Затем следует длинный урок, который показывает, что дело не безнадежно, как говорят в мастерской. Меня не любят в мастерской и при каждом ничтожном успехе Б. мечет такие яростные взгляды, что просто смешно.
Но Робер-Флери не хочет верить, что я никогда не училась живописи.
Он оставался долго, исправляя, болтая и куря. Я получила несколько советов extra и потом он спросил меня, как я была помещена на последнем конкурсе прошлого года. И когда я сказала, что второй…
— А в этом году, — сказал он, — нужно будет…
— Гм?
Это так глупо, он уже сказал Жулиану, что, по его мнению, я получу медаль. Итак, я уполномочена перейти к живописи с натуры, не останавливаясь на natures mortes! Я пропускаю их, как пропустила гипсы.
Понедельник, 7 октября. Я пишу красками по утрам, а послеобеденное время уходит на рисование.
Если я взялась теперь за перо, то потому, что, читая Бальзака наткнулась на портрет некоего Артеца. Достигнув солидного возраста, 38 лет, он сохранял в себе свежесть юности, подобающую человеку, ведущему кабинетную жизнь; как все государственные люди, он приобрел некоторую полноту; глаза черные, волосы густые, темные. Итак она встретила, наконец, это возвышенного человека, о котором мечтает каждая женщина, хотя бы для того, чтобы подпасть под его господство, она встретила, наконец, это соединение величия разума и простоты сердца и т. д. и т. д. Благодаря какому-то неслыханному счастью она встретила все эти богатства заключенными в форму, которая сама по себе ей нравилась… К этой благородной простоте, которая украшала его царственную голову, Артец присоединял выражение наивности, чего-то, свойственного детям и какого-то трогательного доброжелательства…

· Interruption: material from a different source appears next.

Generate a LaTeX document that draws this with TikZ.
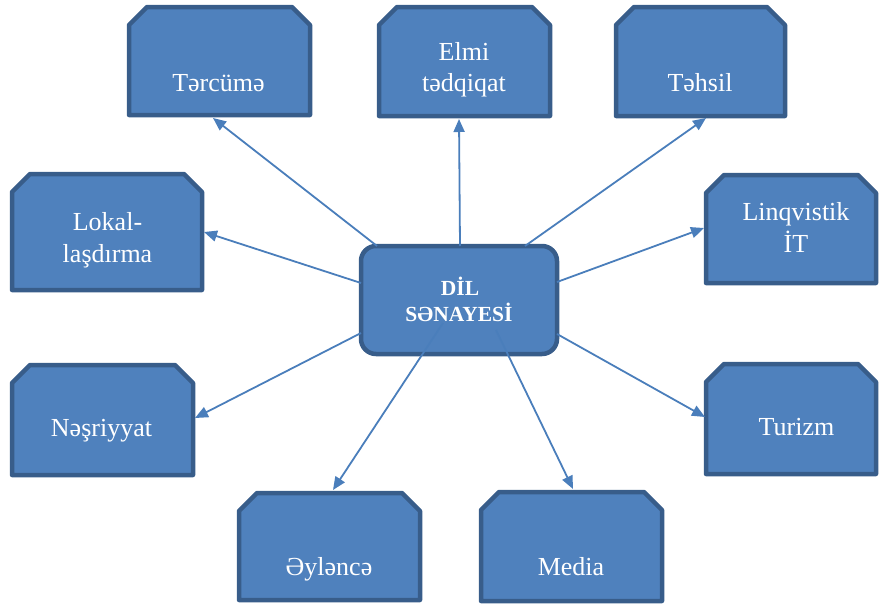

Как желала бы я знать, что сказал бы Бальзак о том человеке… Благодаря отсутствию красноречия, остроумия, ловкости, употребляя самые обыденные слова, я только опошляю и разрушаю цельность представления о людях, которых описываю… А ведь, ей-Богу, нет ничего легче, как найти скверную или по крайней мере обыденную сторону в человеке, которую к тому же еще более опошляешь. Обыкновенно прислушиваются ко всяким толкам и по этим толкам, сплетням, часто едва уловимым, и составляют себе совершенно ложное понятие о человеке… А ведь это то же, что писать портрет с маленькой фотографической карточки!
Все, что я могу сказать, не выходит из области предположений, так что в сущности все это крайне жалко… Не знаете ли почему я так дурно выражаюсь? Это потому, что я боюсь писать теми словами, которые мне прежде всего попадают на перо: они кажутся мне то слишком нежными, то слишком серьезными; словом — все это из-за какого-то глупого ложного стыда. Я стараюсь говорить в шутливом тоне какого-нибудь «Фигаро».
Глупцы скажут, что я хотела бы изображать из себя Бальзака; нет. Но знаете ли, что позволяет ему быть столь удивительным писателем? Это то, что он выливает на бумагу все, что только проходит у него в голове, все, совершенно просто, без страха и без аффектации. Почти все интеллигентные люди передумали то, о чем он писал, но кто мог выразить все это, как он? Те же способности при иного рода уме не произвели бы ничего подобного.